Create an umbrella with your main page on top and make it authoritative and top of hierarchy.

301 redirects, canonicals & noindex

This solution should be the very last step and only if nothing else is working. Generally, these solutions aren’t recommended as it is not a real solution but rather a quick fix.

If your cannibalized content keeps competing against each other and your most authoritative page is suffering you can choose 1 of the 3 following things:

  1. 301 redirects: By redirecting the least authoritative page you consolidate the 2 pages on the primary page. This will permanently move the secondary page and you won’t get any value from that one. Your primary page can potentially increase but no guarantees.
  2. Canonical: If the content on the 2 pages are very similar you can, instead of just redirecting it, keep the page online (you might use it for lead generating and your primary page for purchase conversions) you can add the canonical tag to the page and tell Google that this page is a copy of the primary page
  3. Noindex: To remove the page from Googles index ad prevent it from showing in SERP, you can set the page to noindex. This way you will keep having the page online, users can access – again, you might use the page or see good conversions from existing website traffic when they visit this page).

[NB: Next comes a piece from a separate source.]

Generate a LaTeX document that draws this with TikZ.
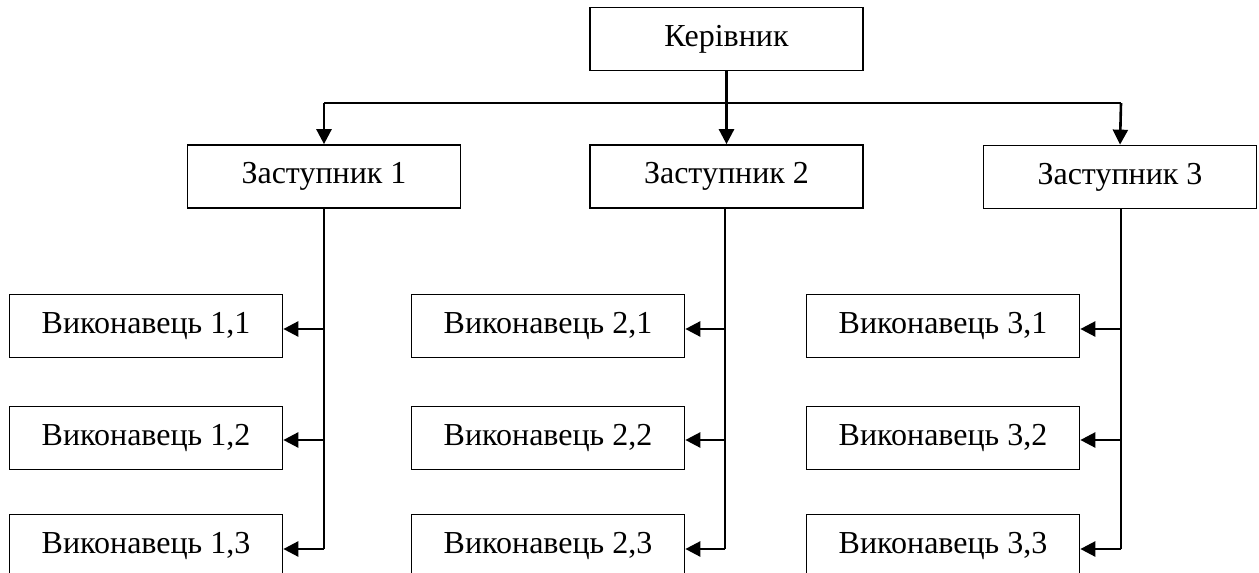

In conclusion, resolving issues of keyword cannibalization is crucial for maximizing the effectiveness of your website’s SEO efforts.

By understanding what keyword cannibalization is and its negative consequences, you can take proactive steps to identify and address these issues.

Using tools like Morningscore and Google Search Console can help you pinpoint instances of keyword cannibalization, while manual methods provide additional insights.

Once identified, implementing solutions such as optimizing internal links, updating or merging content, and restructuring your site hierarchy can effectively mitigate keyword cannibalization.

By taking these steps, you can streamline your website’s SEO efforts, improve search engine rankings, and ultimately drive more traffic and conversions.